We compared the pictures on the boxes to my hair color to see what it would look like and we picked a lighter blonde. It should have lightened my hair a tad and covered the gray. I also chose a product that had no harsh ammonia. It actually smelled nice. I thought it might be safer.

It was hair coloring time. We opened the box and the instructions told you to put on the black gloves and make sure the solution didn’t touch your hands. Wait a minute, didn’t this solution have to touch my head? What would it do to my hands that it wouldn’t do to my head? Probably color them. Have you ever seen blonde hands before?

We threw the mixture together. Again the instructions told you to be careful after you were done because saving the mixture could result in an explosion. Did I really want to use this on my head?

We got it on, made sure my roots were covered and giggled as I sat there for 30 minutes before I had to rinse. After 30 minutes I rinsed my hair and followed the directions and fixed my hair as usual. When I came out of the bathroom, my husband made the note that maybe I wasted my money because my hair wasn’t any different color than it was before. He was right. It was no lighter; it was no darker. It was the same darker blonde that I had been before. His next comment was that I wasted my $8. What could I expect for $8?

I pointed out that there was one difference. The gray was now covered. I must admit I was disappointed that I wasn’t I little blonder. I like being a blonde. It has opened many friendships and many fun jokes and many excuses when I didn’t want to do something or I forgot to do something. Maybe next time I will go for the red or pink.

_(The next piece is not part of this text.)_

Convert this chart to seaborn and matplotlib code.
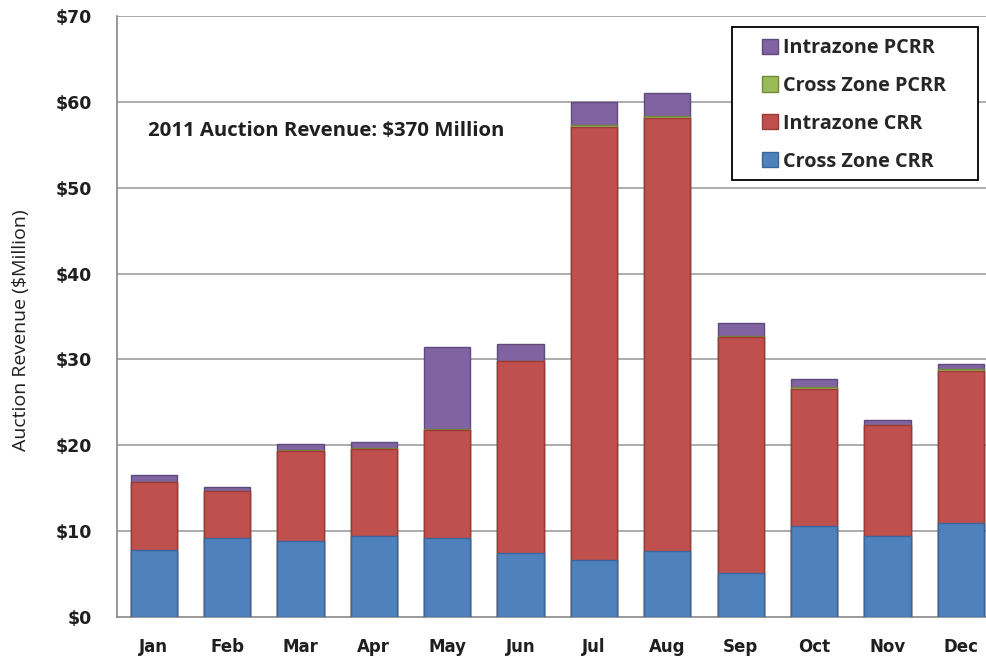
import matplotlib
matplotlib.use("Agg")
import matplotlib.pyplot as plt
from matplotlib.patches import Patch, Rectangle
import numpy as np
import seaborn as sns

months = ["Jan", "Feb", "Mar", "Apr", "May", "Jun", "Jul", "Aug", "Sep", "Oct", "Nov", "Dec"]
cross_zone_crr = [7.8, 9.2, 8.9, 9.4, 9.2, 7.5, 6.6, 7.65, 5.15, 10.6, 9.4, 10.95]
intrazone_crr = [7.9, 5.45, 10.45, 10.15, 12.55, 22.3, 50.5, 50.45, 27.45, 16.0, 12.95, 17.75]
cross_zone_pcrr = [0.05, 0.02, 0.15, 0.1, 0.1, 0.05, 0.15, 0.3, 0.15, 0.2, 0.05, 0.15]
intrazone_pcrr = [0.75, 0.43, 0.7, 0.75, 9.55, 1.9, 2.75, 2.6, 1.45, 0.9, 0.6, 0.6]

series_names = ["Cross Zone CRR", "Intrazone CRR", "Cross Zone PCRR", "Intrazone PCRR"]
series_vals = [cross_zone_crr, intrazone_crr, cross_zone_pcrr, intrazone_pcrr]
fills = ["#4F81BD", "#C0504D", "#9BBB59", "#8064A2"]
edges = ["#3A669C", "#9C3A37", "#71893F", "#5F4A7E"]

yticks = [0, 10, 20, 30, 40, 50, 60, 70]
ytick_labels = ["$0", "$10", "$20", "$30", "$40", "$50", "$60", "$70"]

sns.set_style("white")
plt.rcParams["font.family"] = ["Open Sans", "DejaVu Sans"]

W, H = 986, 657
fig = plt.figure(figsize=(W / 100, H / 100), dpi=100)
ax = fig.add_axes([117 / W, 1 - 617 / H, (997.5 - 117) / W, (617 - 16) / H])

cum = np.cumsum(np.array(series_vals), axis=0)
for i in range(len(series_vals) - 1, -1, -1):
    sns.barplot(x=months, y=cum[i], color=fills[i], saturation=1, width=0.63,
                edgecolor=edges[i], linewidth=1.0, ax=ax, zorder=3)

ax.set_ylim(0, 70)
ax.set_xlim(-0.5, 11.5)
ax.set_yticks(yticks)
ax.set_yticklabels(ytick_labels, fontsize=12.5, fontweight="bold", color="#1F1F1F", family="DejaVu Sans")
ax.set_xticks(range(len(months)))
ax.set_xticklabels(months, fontsize=12, fontweight="bold", color="#1F1F1F", family="DejaVu Sans")
ax.set_xticks(np.arange(-0.5, 12, 1), minor=True)
ax.tick_params(axis="x", which="major", length=0, pad=15)
ax.tick_params(axis="x", which="minor", length=5, color="#888888", direction="out")
ax.tick_params(axis="y", which="major", length=7, color="#888888", direction="out", pad=11)
for y in yticks[1:]:
    ax.axhline(y, color="#A6A6A6", linewidth=1.3, zorder=1)

for s in ["top", "right"]:
    ax.spines[s].set_visible(False)
for s in ["left", "bottom"]:
    ax.spines[s].set_color("#888888")
    ax.spines[s].set_linewidth(1.2)

ax.set_xlabel("")
ax.set_ylabel("Auction Revenue ($Million)", fontsize=14, color="#1F1F1F")
ax.yaxis.set_label_coords((30 - 117) / (997.5 - 117), (617 - 330) / 601)

ax.text(-0.08, 56.6, "2011 Auction Revenue: $370 Million", fontsize=14.7, fontweight="bold",
        color="#1F1F1F", ha="left", va="center", zorder=5)

# legend box
fig.patches.append(Rectangle((732 / W, 1 - 180 / H), (978 - 732) / W, (180 - 27) / H,
                             transform=fig.transFigure, facecolor="white", edgecolor="black",
                             linewidth=1.3, zorder=5))
handles = [Patch(facecolor=fills[i], edgecolor=edges[i], label=series_names[i]) for i in [3, 2, 1, 0]]
leg = fig.legend(handles=handles, loc="upper left", bbox_to_anchor=(762 / W, 1 - 38 / H),
                 frameon=False, prop={"weight": "bold", "size": 14.3},
                 handlelength=0.8, handleheight=0.8, handletextpad=0.25, labelspacing=0.9,
                 borderpad=0, borderaxespad=0)
leg.set_zorder(6)

fig.savefig("out.png", dpi=100)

Kelly Obourne decided to dye her hair gray at her young age for fun. I could try fuchsia at my old age for fun and promote my book, “Fuchsia, Minnesota,” at the same time.

My experiment with dying my hair mimics life. We have all these gray areas or roots in our lives that we keep putting patches on and trying to cover up. We do it because we don’t want to face those gray areas or we don’t want others to know about them because we might become outcasts if people knew about those gray areas. Those gray areas are our flaws, and we try and compensate any way we can.

Occasionally those coverups work, and we can keep those gray areas hidden for a long time. Eventually we have to accept that those flaws are a part of us, and it’s OK to be a flawed person. It takes a lot of time and energy to keep things hidden and eventually it will wear us out.

I can only cover my gray hair for a time. I don’t have the patience for keeping up with the color or the roots growing out. I might do it for awhile and have fun with it but I expect at some point I will accept the gray in my hair along with the gray areas in my life. I’ve earned all of them.